LP REVIEW
The Bordellos ‘Will.I.Am, You’re Really Nothing’ (Small Bear Records) Released 31st May 2014
“If you don’t believe in rock’n’roll, you don’t believe in life!”
It was Blur, in one of their only true flashes of inspiration, who came closest to summing up the times with their dejected conclusion that “modern life is rubbish”. That was the early 90s, but depending on how long in the tooth, worn-down and jaded you are, every age can be viewed with the same disappointing sigh of resignation. Yet, surely the present times take some beating, at least to us, the self-appointed custodians of the past, who remember an age when the culture seemed…. well, at least exciting, linear and comprehendible, instead of appropriated without thought or context, screwed-over and manipulated for largely commercial results, and slotted in to a handy off-the-peg lifestyle choice. Pop has eaten itself, with the lifecycles of trends and music becoming ever shorter.
It is with all this in mind that The Bordellos set out their manifesto. Levelling their criticism at commercial radio and TV especially, they aim their guided missile attacks at the harbingers of the Ed Sheeran topped Urban/Black music power lists, and what seems more and more like the UK publicity wing of conservatism, the BBC. The St.Helens, via a disjointed Merseybeat imbued lineage, family affair Bordellos replace the “happy-go-lucky” lightweight and deciding suspect women’s rights champion, totem of Pharrell Williams, Will.I.Am and all his partners in floppy platitude pop, rock and folk with the arch druid of counter-cultural esotericism and miscreant obscure musical sub-genres (Kraut to Jap via Detroit rebellious and experimental rock), Julian Cope. Grinding out a dedicated epistle to Cope, the trio’s sermon, ‘The Gospel According To Julian Cope’, prompts a road to Damascus conversion to the spirit of rock’n’roll, in all its most dangerous guises.

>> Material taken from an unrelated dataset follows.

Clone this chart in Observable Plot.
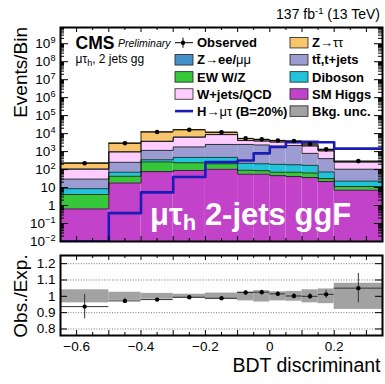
<!DOCTYPE html>
<html><head><meta charset="utf-8">
<script src="https://cdn.jsdelivr.net/npm/d3@7"></script>
<script src="https://cdn.jsdelivr.net/npm/@observablehq/plot@0.6"></script>
<style>
body{margin:0;background:#fff;}
#wrap{position:relative;width:385px;height:384px;overflow:hidden;}
#wrap svg{position:absolute;left:0;}
</style></head><body><div id="wrap"></div>
<script>
// ---------------- data ----------------
const binLo = [-0.65, -0.5, -0.4, -0.3, -0.2, -0.1, -0.05, 0, 0.05, 0.1, 0.15, 0.2];
const binHi = [-0.5, -0.4, -0.3, -0.2, -0.1, -0.05, 0, 0.05, 0.1, 0.15, 0.2, 0.35];
const smHiggs  = [0.65, 18, 77, 90, 105, 56, 56, 46, 41, 36, 21.6, 7.2];
const ewWZ     = [3.5, 25, 190, 150, 105, 37, 31, 26, 31, 29, 10, 4.3];
const diboson  = [4.5, 29, 85, 240, 270, 132, 123, 126, 114, 109, 42.4, 11.5];
const ttJets   = [21, 183, 820, 1340, 2020, 2275, 2130, 1840, 2000, 626, 333, 82];
const wJetsQCD = [75, 700, 2480, 4480, 6300, 1600, 1520, 1360, 1000, 1250, 683, 157];
const zLL      = [3, 30, 150, 200, 200, 100, 80, 70, 60, 50, 30, 5];
const zTauTau  = [130, 2000, 8800, 10100, 3000, 1100, 760, 650, 620, 550, 200, 15];
const signalHmt = [0.01, 0.38, 5.4, 39, 260, 320, 800, 1820, 3300, 3540, 3300, 1460];
const observed  = [223, 2900, 12350, 16500, 11860, 5420, 4820, 4180, 3870, 2650, 1335, 296];
const ratioObsExp = [0.937, 0.972, 0.98, 0.994, 0.988, 1.023, 1.025, 1.015, 1.002, 1.0, 1.012, 1.05];
const ratioErr    = [0.075, 0.015, 0.008, 0.007, 0.008, 0.012, 0.013, 0.014, 0.015, 0.017, 0.025, 0.09];
const bkgUnc      = [0.04, 0.025, 0.018, 0.013, 0.02, 0.028, 0.035, 0.028, 0.03, 0.04, 0.045, 0.08];

const layerNames  = ["SM Higgs", "EW W/Z", "Diboson", "tt,t+jets", "W+jets/QCD", "Z->ee/mumu", "Z->tautau"];
const layerColors = ["#c242c9", "#35c73a", "#22c3da", "#9c9cd2", "#ffccff", "#4490c8", "#f9c56b"];
const layerValues = [smHiggs, ewWZ, diboson, ttJets, wJetsQCD, zLL, zTauTau];

const yMajorTicks = [1e-2, 1e-1, 1, 1e1, 1e2, 1e3, 1e4, 1e5, 1e6, 1e7, 1e8, 1e9];
const xMajorTicks = [-0.6, -0.5, -0.4, -0.3, -0.2, -0.1, 0, 0.1, 0.2, 0.3];
const xMinorTicks = [-0.55, -0.45, -0.35, -0.25, -0.15, -0.05, 0.05, 0.15, 0.25];
const xLabelTicks = [-0.6, -0.4, -0.2, 0, 0.2];
const ratioTicks  = [0.8, 0.9, 1, 1.1, 1.2];

// ---------------- layout ----------------
const FONT = "'Liberation Sans', Arial, Helvetica, sans-serif";
const W = 385, ML = 60, MR = 3, FW = W - ML - MR;
const yMin = 0.01, yMax = 8e9;
const mainH = 250, mainMT = 27, mainMB = 9, mainFH = mainH - mainMT - mainMB;
const ratH = 134, ratMT = 5, ratMB = 49, ratFH = ratH - ratMT - ratMB;
const xDomain = [-0.65, 0.35];

const bins = binLo.map((lo, i) => ({i, lo, hi: binHi[i], c: (lo + binHi[i]) / 2}));

// stacked layers
const base = bins.map(() => 0);
const stackRects = [], stackTops = [];
layerValues.forEach((vals, k) => {
  bins.forEach((b, i) => {
    const y1 = base[i], y2 = base[i] + vals[i];
    stackRects.push({k, lo: b.lo, hi: b.hi, y1: Math.max(y1, yMin), y2});
    stackTops.push({k, x: b.lo, y: y2});
    base[i] = y2;
  });
  stackTops.push({k, x: binHi[binHi.length - 1], y: base[base.length - 1]});
});
const totals = base.slice();

const sigPts = bins.map(b => ({x: b.lo, y: signalHmt[b.i]}));
sigPts.push({x: binHi[binHi.length - 1], y: signalHmt[signalHmt.length - 1]});

const yMinor = [];
yMajorTicks.forEach(p => { for (let m = 2; m <= 9; m++) { const v = m * p; if (v < yMax) yMinor.push(v); } });

const pow = d => {
  const e = Math.round(Math.log10(d));
  if (e === 0) return "1";
  if (e === 1) return "10";
  return "10^" + (e < 0 ? "\u2212" + (-e) : String(e));
};

const tickRulesX = (fh, major, minor) => [
  Plot.ruleX(xMajorTicks, {x: d => d, insetTop: fh - major, stroke: "black", strokeWidth: 1}),
  Plot.ruleX(xMajorTicks, {x: d => d, insetBottom: fh - major, stroke: "black", strokeWidth: 1}),
  Plot.ruleX(xMinorTicks, {x: d => d, insetTop: fh - minor, stroke: "black", strokeWidth: 1}),
  Plot.ruleX(xMinorTicks, {x: d => d, insetBottom: fh - minor, stroke: "black", strokeWidth: 1})
];

const main = Plot.plot({
  width: W, height: mainH,
  marginLeft: ML, marginRight: MR, marginTop: mainMT, marginBottom: mainMB,
  style: {fontFamily: FONT, background: "transparent"},
  x: {domain: xDomain, axis: null},
  y: {type: "log", domain: [yMin, yMax], label: null},
  marks: [
    ...layerColors.map((col, k) =>
      Plot.rect(stackRects.filter(r => r.k === k), {x1: "lo", x2: "hi", y1: "y1", y2: "y2", fill: col, clip: true})),
    Plot.line(stackTops, {x: "x", y: "y", z: "k", curve: "step-after", stroke: "#111", strokeWidth: 0.8, clip: true}),
    Plot.rect(bins, {x1: "lo", x2: "hi", y1: d => totals[d.i] * (1 - bkgUnc[d.i]), y2: d => totals[d.i] * (1 + bkgUnc[d.i]), fill: "#666", fillOpacity: 0.5}),
    Plot.line(sigPts, {x: "x", y: "y", curve: "step-after", stroke: "#1b1bb5", strokeWidth: 2.6, clip: true}),
    Plot.ruleY(bins, {y: d => observed[d.i], x1: "lo", x2: "hi", stroke: "black", strokeWidth: 0.9}),
    Plot.dot(bins, {x: "c", y: d => observed[d.i], r: 2.3, fill: "black"}),
    ...tickRulesX(mainFH, 5, 3),
    Plot.ruleY(yMajorTicks, {y: d => d, insetRight: FW - 8, stroke: "black", strokeWidth: 1}),
    Plot.ruleY(yMajorTicks, {y: d => d, insetLeft: FW - 8, stroke: "black", strokeWidth: 1}),
    Plot.ruleY(yMinor, {y: d => d, insetRight: FW - 4, stroke: "black", strokeWidth: 1}),
    Plot.ruleY(yMinor, {y: d => d, insetLeft: FW - 4, stroke: "black", strokeWidth: 1}),
    Plot.frame({stroke: "black", strokeWidth: 2}),
    Plot.axisY({ticks: yMajorTicks, tickSize: 0, tickPadding: 5, tickFormat: pow, fontSize: 13.5, label: null})
  ]
});
main.style.top = "0px";
d3.select(main).selectAll('g[aria-label="y-axis tick label"] text').each(function () {
  const t = d3.select(this), s = t.text();
  if (s.includes("^")) {
    const [b, e] = s.split("^");
    t.text(b);
    t.append("tspan").attr("dy", "-0.5em").attr("font-size", "0.68em").text(e);
  }
});

const ratio = Plot.plot({
  width: W, height: ratH,
  marginLeft: ML, marginRight: MR, marginTop: ratMT, marginBottom: ratMB,
  style: {fontFamily: FONT, background: "transparent"},
  x: {domain: xDomain, label: null},
  y: {domain: [0.76, 1.25], label: null},
  marks: [
    Plot.ruleY(ratioTicks, {y: d => d, stroke: "#555", strokeWidth: 0.8, strokeDasharray: "1,1.6"}),
    Plot.rect(bins, {x1: "lo", x2: "hi", y1: d => 1 - bkgUnc[d.i], y2: d => 1 + bkgUnc[d.i], fill: "#a2a2a2"}),
    Plot.ruleY(bins, {y: d => ratioObsExp[d.i], x1: "lo", x2: "hi", stroke: "#333", strokeWidth: 1}),
    Plot.ruleX(bins, {x: "c", y1: d => ratioObsExp[d.i] - ratioErr[d.i], y2: d => ratioObsExp[d.i] + ratioErr[d.i], stroke: "#333", strokeWidth: 1}),
    Plot.dot(bins, {x: "c", y: d => ratioObsExp[d.i], r: 2.2, fill: "black"}),
    ...tickRulesX(ratFH, 5, 3),
    Plot.ruleY(ratioTicks, {y: d => d, insetRight: FW - 7, stroke: "black", strokeWidth: 1}),
    Plot.ruleY(ratioTicks, {y: d => d, insetLeft: FW - 7, stroke: "black", strokeWidth: 1}),
    Plot.frame({stroke: "black", strokeWidth: 2}),
    Plot.axisX({ticks: xLabelTicks, tickSize: 0, tickPadding: 6, fontSize: 13.5, label: null,
      tickFormat: d => Math.abs(d) < 1e-9 ? "0" : d3.format(".1f")(d)}),
    Plot.axisY({ticks: ratioTicks, tickSize: 0, tickPadding: 5, fontSize: 13.5, label: null,
      tickFormat: d => d === 1 ? "1" : d.toFixed(1)})
  ]
});
ratio.style.top = mainH + "px";

const wrap = document.getElementById("wrap");
wrap.appendChild(main);
wrap.appendChild(ratio);

// ---------------- annotations & legend ----------------
const ov = d3.select(wrap).append("svg").attr("width", W).attr("height", 384)
  .style("top", "0px").attr("font-family", FONT).style("pointer-events", "none");

function text(x, y, parts, {size = 13, anchor = "start", fill = "black", transform = null} = {}) {
  const t = ov.append("text").attr("x", x).attr("y", y).attr("font-size", size)
    .attr("text-anchor", anchor).attr("fill", fill);
  if (transform) t.attr("transform", transform).attr("x", 0).attr("y", 0);
  parts.forEach(p => {
    if (typeof p === "string") p = {t: p};
    const s = t.append("tspan").text(p.t);
    if (p.w) s.attr("font-weight", p.w);
    if (p.s) s.attr("font-size", p.s);
    if (p.dy) s.attr("dy", p.dy);
    if (p.st) s.attr("font-style", p.st);
  });
  return t;
}

text(380, 19.3, ["137 fb", {t: "-1", s: 9.5, dy: -5.5}, {t: " (13 TeV)", dy: 5.5}], {size: 14, anchor: "end"});
text(75.5, 48.8, [{t: "CMS", w: "bold"}], {size: 17.5});
text(118, 46.5, [{t: "Preliminary", st: "italic"}], {size: 10.5});
text(75.5, 63.2, ["\u03bc\u03c4", {t: "h", s: 9, dy: 3}, {t: ", 2 jets gg", dy: -3}], {size: 12});

// axis titles
text(0, 0, ["Events/Bin"], {size: 19, anchor: "end", transform: "translate(26.5,27) rotate(-90)"});
text(0, 0, ["Obs./Exp."], {size: 19, anchor: "middle", transform: "translate(26.5,296) rotate(-90)"});
text(380.5, 371.5, ["BDT discriminant"], {size: 19.5, anchor: "end"});

// big label on the SM Higgs area
text(150, 225, [{t: "\u03bc\u03c4", w: "bold"}, {t: "h", s: 22, dy: 5, w: "bold"}, {t: " 2-jets ggF", dy: -5, w: "bold"}], {size: 31, fill: "white"});

// legend
const rowBase = [47.3, 64.4, 81.5, 98.6, 115.7];
const col1 = 175, col2 = 290, bw = 18, bh = 10.5;
function box(x, yb, fill) {
  ov.append("rect").attr("x", x).attr("y", yb - 4.6 - bh / 2).attr("width", bw).attr("height", bh)
    .attr("fill", fill).attr("stroke", "#222").attr("stroke-width", 0.8);
}
// observed marker
{
  const cy = rowBase[0] - 4.6;
  ov.append("line").attr("x1", col1).attr("x2", col1 + bw).attr("y1", cy).attr("y2", cy).attr("stroke", "black").attr("stroke-width", 1);
  ov.append("line").attr("x1", col1 + 8).attr("x2", col1 + 8).attr("y1", cy - 5).attr("y2", cy + 5).attr("stroke", "black").attr("stroke-width", 1);
  ov.append("circle").attr("cx", col1 + 8).attr("cy", cy).attr("r", 2.2).attr("fill", "black");
}
box(col1, rowBase[1], layerColors[5]);
box(col1, rowBase[2], layerColors[1]);
box(col1, rowBase[3], layerColors[4]);
{
  const cy = rowBase[4] - 4.6;
  ov.append("line").attr("x1", col1).attr("x2", col1 + bw).attr("y1", cy).attr("y2", cy).attr("stroke", "#1b1bb5").attr("stroke-width", 2.6);
}
box(col2, rowBase[0], layerColors[6]);
box(col2, rowBase[1], layerColors[3]);
box(col2, rowBase[2], layerColors[2]);
box(col2, rowBase[3], layerColors[0]);
box(col2, rowBase[4], "#a2a2a2");

const tx1 = col1 + bw + 4, tx2 = col2 + bw + 4;
text(tx1, rowBase[0], [{t: "Observed", w: "bold"}]);
text(tx1, rowBase[1], [{t: "Z", w: "bold"}, "\u2192", {t: "ee/", w: "bold"}, "\u03bc\u03bc"]);
text(tx1, rowBase[2], [{t: "EW W/Z", w: "bold"}]);
text(tx1, rowBase[3], [{t: "W+jets/QCD", w: "bold"}]);
text(tx1, rowBase[4], [{t: "H", w: "bold"}, "\u2192\u03bc\u03c4", {t: " (B=20%)", w: "bold"}]);
text(tx2, rowBase[0], [{t: "Z", w: "bold"}, "\u2192\u03c4\u03c4"]);
text(tx2, rowBase[1], [{t: "tt\u0304,t+jets", w: "bold"}]);
text(tx2, rowBase[2], [{t: "Diboson", w: "bold"}]);
text(tx2, rowBase[3], [{t: "SM Higgs", w: "bold"}]);
text(tx2, rowBase[4], [{t: "Bkg. unc.", w: "bold"}]);
</script></body></html>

De facto idol, Mr.Cope, pops up again on the ‘My Dream Festival’, which as the title suggests is a list of the ideal, once in a lifetime, free festival lineup; read out in a quasi-Daft Punk ‘teachers’ style bastardized litany to an accompanying Casio pre-set drum track and watery effects. The Casio rhythm pre-sets and occasional sound bites come in handy again on the jaunty, deadpan disco jolly, ‘Elastic Band Man’ – a transmogrified Human League meets John Foxx – and on the broken-up, Robert Wyatt emotional drudge, ‘Between Forget And Neglect’.

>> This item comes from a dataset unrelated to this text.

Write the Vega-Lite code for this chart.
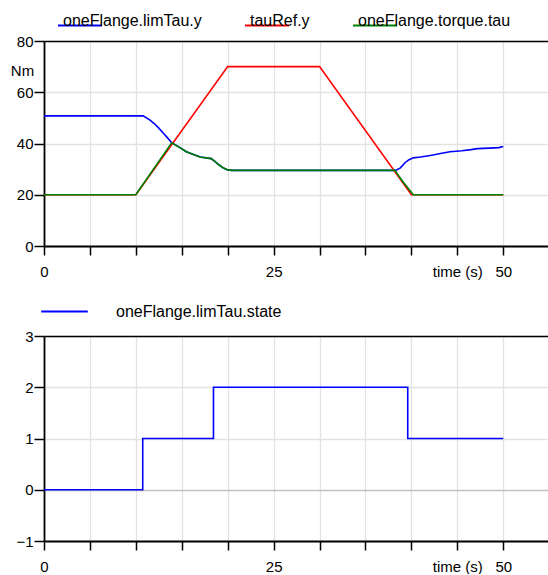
{
  "$schema": "https://vega.github.io/schema/vega-lite/v6.json",
  "padding": {"left": 10, "top": 2, "right": 0, "bottom": 0},
  "config": {
    "view": {"stroke": null},
    "font": "Liberation Sans",
    "axis": {
      "labelFont": "Liberation Sans", "labelFontSize": 15, "labelColor": "#000000",
      "domainColor": "#000000", "domainWidth": 1.8,
      "tickColor": "#000000", "tickWidth": 1.5,
      "gridColor": "#e2e2e2", "gridWidth": 1.3
    },
    "legend": {
      "labelFont": "Liberation Sans", "labelFontSize": 16, "labelColor": "#000000", "labelLimit": 400,
      "padding": 0, "symbolType": "stroke", "symbolStrokeWidth": 2, "title": null
    }
  },
  "datasets": {
    "top": [
      {"t": 0, "v": 50.8, "series": "oneFlange.limTau.y"},
      {"t": 10.8, "v": 50.8, "series": "oneFlange.limTau.y"},
      {"t": 11.5, "v": 49.2, "series": "oneFlange.limTau.y"},
      {"t": 12, "v": 47.8, "series": "oneFlange.limTau.y"},
      {"t": 12.5, "v": 46, "series": "oneFlange.limTau.y"},
      {"t": 13, "v": 44, "series": "oneFlange.limTau.y"},
      {"t": 13.5, "v": 42, "series": "oneFlange.limTau.y"},
      {"t": 13.9, "v": 40.3, "series": "oneFlange.limTau.y"},
      {"t": 14.8, "v": 38.4, "series": "oneFlange.limTau.y"},
      {"t": 15.5, "v": 36.8, "series": "oneFlange.limTau.y"},
      {"t": 16.2, "v": 35.8, "series": "oneFlange.limTau.y"},
      {"t": 17, "v": 34.7, "series": "oneFlange.limTau.y"},
      {"t": 18.2, "v": 34.1, "series": "oneFlange.limTau.y"},
      {"t": 18.6, "v": 33, "series": "oneFlange.limTau.y"},
      {"t": 19, "v": 31.8, "series": "oneFlange.limTau.y"},
      {"t": 19.5, "v": 30.5, "series": "oneFlange.limTau.y"},
      {"t": 20, "v": 29.7, "series": "oneFlange.limTau.y"},
      {"t": 20.5, "v": 29.5, "series": "oneFlange.limTau.y"},
      {"t": 38.3, "v": 29.5, "series": "oneFlange.limTau.y"},
      {"t": 38.8, "v": 30.5, "series": "oneFlange.limTau.y"},
      {"t": 39.3, "v": 32.5, "series": "oneFlange.limTau.y"},
      {"t": 39.7, "v": 33.6, "series": "oneFlange.limTau.y"},
      {"t": 40.2, "v": 34.4, "series": "oneFlange.limTau.y"},
      {"t": 41, "v": 34.7, "series": "oneFlange.limTau.y"},
      {"t": 41.7, "v": 35.1, "series": "oneFlange.limTau.y"},
      {"t": 42.5, "v": 35.6, "series": "oneFlange.limTau.y"},
      {"t": 43.3, "v": 36.2, "series": "oneFlange.limTau.y"},
      {"t": 44.2, "v": 36.8, "series": "oneFlange.limTau.y"},
      {"t": 45.5, "v": 37.2, "series": "oneFlange.limTau.y"},
      {"t": 46.5, "v": 37.6, "series": "oneFlange.limTau.y"},
      {"t": 47.2, "v": 38, "series": "oneFlange.limTau.y"},
      {"t": 48.5, "v": 38.2, "series": "oneFlange.limTau.y"},
      {"t": 49.5, "v": 38.4, "series": "oneFlange.limTau.y"},
      {"t": 50, "v": 38.8, "series": "oneFlange.limTau.y"},
      {"t": 0, "v": 20, "series": "tauRef.y"},
      {"t": 10, "v": 20, "series": "tauRef.y"},
      {"t": 20, "v": 70, "series": "tauRef.y"},
      {"t": 30, "v": 70, "series": "tauRef.y"},
      {"t": 40, "v": 20, "series": "tauRef.y"},
      {"t": 50, "v": 20, "series": "tauRef.y"},
      {"t": 0, "v": 20, "series": "oneFlange.torque.tau"},
      {"t": 10, "v": 20, "series": "oneFlange.torque.tau"},
      {"t": 13.9, "v": 40.3, "series": "oneFlange.torque.tau"},
      {"t": 14.8, "v": 38.4, "series": "oneFlange.torque.tau"},
      {"t": 15.5, "v": 36.8, "series": "oneFlange.torque.tau"},
      {"t": 16.2, "v": 35.8, "series": "oneFlange.torque.tau"},
      {"t": 17, "v": 34.7, "series": "oneFlange.torque.tau"},
      {"t": 18.2, "v": 34.1, "series": "oneFlange.torque.tau"},
      {"t": 18.6, "v": 33, "series": "oneFlange.torque.tau"},
      {"t": 19, "v": 31.8, "series": "oneFlange.torque.tau"},
      {"t": 19.5, "v": 30.5, "series": "oneFlange.torque.tau"},
      {"t": 20, "v": 29.7, "series": "oneFlange.torque.tau"},
      {"t": 20.5, "v": 29.5, "series": "oneFlange.torque.tau"},
      {"t": 38.2, "v": 29.5, "series": "oneFlange.torque.tau"},
      {"t": 39, "v": 25.5, "series": "oneFlange.torque.tau"},
      {"t": 40.2, "v": 20, "series": "oneFlange.torque.tau"},
      {"t": 50, "v": 20, "series": "oneFlange.torque.tau"}
    ],
    "state": [
      {"t": 0, "state": 0, "series": "oneFlange.limTau.state"},
      {"t": 10.75, "state": 1, "series": "oneFlange.limTau.state"},
      {"t": 18.45, "state": 2, "series": "oneFlange.limTau.state"},
      {"t": 39.6, "state": 1, "series": "oneFlange.limTau.state"},
      {"t": 50, "state": 1, "series": "oneFlange.limTau.state"}
    ]
  },
  "resolve": {"scale": {"color": "independent", "y": "independent"}, "legend": {"color": "independent"}},
  "spacing": 8,
  "vconcat": [
    {
      "width": 504,
      "height": 205,
      "data": {"name": "top"},
      "resolve": {"axis": {"x": "independent"}},
      "encoding": {
        "y": {
          "field": "v", "type": "quantitative",
          "scale": {"domain": [0, 80], "nice": false, "zero": false},
          "axis": {
            "values": [0, 20, 40, 60, 80], "tickSize": 10, "labelPadding": 1,
            "title": "Nm", "titleAngle": 0, "titleX": -22, "titleY": 29,
            "titleAlign": "center", "titleBaseline": "middle",
            "titleFont": "Liberation Sans", "titleFontSize": 15, "titleFontWeight": "normal", "titleColor": "#000000"
          }
        },
        "color": {
          "field": "series", "type": "nominal",
          "scale": {
            "domain": ["oneFlange.limTau.y", "tauRef.y", "oneFlange.torque.tau"],
            "range": ["#0000ff", "#ff0000", "#008000"]
          },
          "legend": {
            "orient": "none", "direction": "horizontal", "legendX": 13, "legendY": -38.4,
            "symbolSize": 1936, "labelOffset": -40, "labelBaseline": "alphabetic", "columnPadding": 39
          }
        }
      },
      "layer": [
        {
          "transform": [{"filter": "datum.series !== 'oneFlange.torque.tau'"}],
          "mark": {"type": "line", "strokeWidth": 1.6},
          "encoding": {
            "x": {
              "field": "t", "type": "quantitative",
              "scale": {"domain": [0, 54.87], "nice": false, "zero": false},
              "axis": {
                "orient": "bottom", "title": null,
                "values": [0, 5, 10, 15, 20, 25, 30, 35, 40, 45, 50],
                "tickSize": 9, "labelPadding": 9, "labelFlush": false, "labelOverlap": false,
                "labelExpr": "datum.value == 45 ? 'time (s)' : (datum.value % 25 == 0 ? datum.label : '')"
              }
            }
          }
        },
        {
          "transform": [{"filter": "datum.series === 'oneFlange.torque.tau'"}],
          "mark": {"type": "line", "strokeWidth": 1.6},
          "encoding": {
            "x": {
              "field": "t", "type": "quantitative",
              "scale": {"domain": [0, 54.87], "nice": false, "zero": false},
              "axis": {"orient": "top", "title": null, "labels": false, "ticks": false, "grid": false, "domainWidth": 1.5}
            }
          }
        }
      ]
    },
    {
      "width": 504,
      "height": 205,
      "data": {"name": "state"},
      "resolve": {"axis": {"x": "independent"}},
      "encoding": {
        "y": {
          "field": "state", "type": "quantitative",
          "scale": {"domain": [-1, 3], "nice": false, "zero": false},
          "axis": {
            "values": [-1, 0, 1, 2, 3], "tickSize": 10, "labelPadding": 1, "title": null,
            "gridColor": {"condition": {"test": "datum.value === 0", "value": "#c0c0c0"}, "value": "#e2e2e2"}
          }
        },
        "color": {
          "field": "series", "type": "nominal",
          "scale": {"domain": ["oneFlange.limTau.state"], "range": ["#0000ff"]},
          "legend": {
            "orient": "none", "legendX": -4, "legendY": -49,
            "symbolSize": 2170, "labelOffset": 27, "labelBaseline": "middle"
          }
        }
      },
      "layer": [
        {
          "mark": {"type": "line", "strokeWidth": 1.6, "interpolate": "step-after"},
          "encoding": {
            "x": {
              "field": "t", "type": "quantitative",
              "scale": {"domain": [0, 54.87], "nice": false, "zero": false},
              "axis": {
                "orient": "bottom", "title": null,
                "values": [0, 5, 10, 15, 20, 25, 30, 35, 40, 45, 50],
                "tickSize": 9, "labelPadding": 9, "labelFlush": false, "labelOverlap": false,
                "labelExpr": "datum.value == 45 ? 'time (s)' : (datum.value % 25 == 0 ? datum.label : '')"
              }
            }
          }
        },
        {
          "mark": {"type": "line", "strokeWidth": 1.6, "interpolate": "step-after", "opacity": 0},
          "encoding": {
            "x": {
              "field": "t", "type": "quantitative",
              "scale": {"domain": [0, 54.87], "nice": false, "zero": false},
              "axis": {"orient": "top", "title": null, "labels": false, "ticks": false, "grid": false, "domainWidth": 1.5}
            }
          }
        }
      ]
    }
  ]
}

Despite going at it hammer and tongs on their anvil-beating Cope Gospel, the Bordellos latest long-player protestation is a forlorn and intimate downbeat record. They can still be relied upon to rattle off a list of grievances and opprobrious pun harangued song titles: from the LP’s play-on-words adopted Smiths song, reworked to accommodate a big fuck-you to that irritable twat, Will.I.Am, to name-checking another hyperbole anomaly of our Youtube, Google, Facebook, Twitter masters’ bidding, the no less frustratingly lame ‘Gangnam style’ viral – joining the call from last year’s Bring Me The Head Of Justin Bieber EP, for another public execution.
But it’s with a certain lamentable introspection that they also tone the vitriol down to attend to matters of the heart: The kiss-me-quick, misty-eyed ballad to love on a northern coast seaside town, ‘Straight Outta Southport’, and the Hawaiian slide guitar country rock ode, ‘The Sweetest Hangover’ both, despite their tongue-in-cheek titles, bellow a fondness for lovelorn adventures and plaintive break-up regret; proving that despite the bellicose calls for the corporal punishment of the foppish elite and its commercial pop music stars, there is a tender side to the group.
Sounding like it was recorded on an unhealthy dose of Mogadon, Will.I.Am, You’re Really Nothing is a composed grumble from the fringes of a battered musical wilderness. A last cry if you will from the pit-face of rock’n’roll.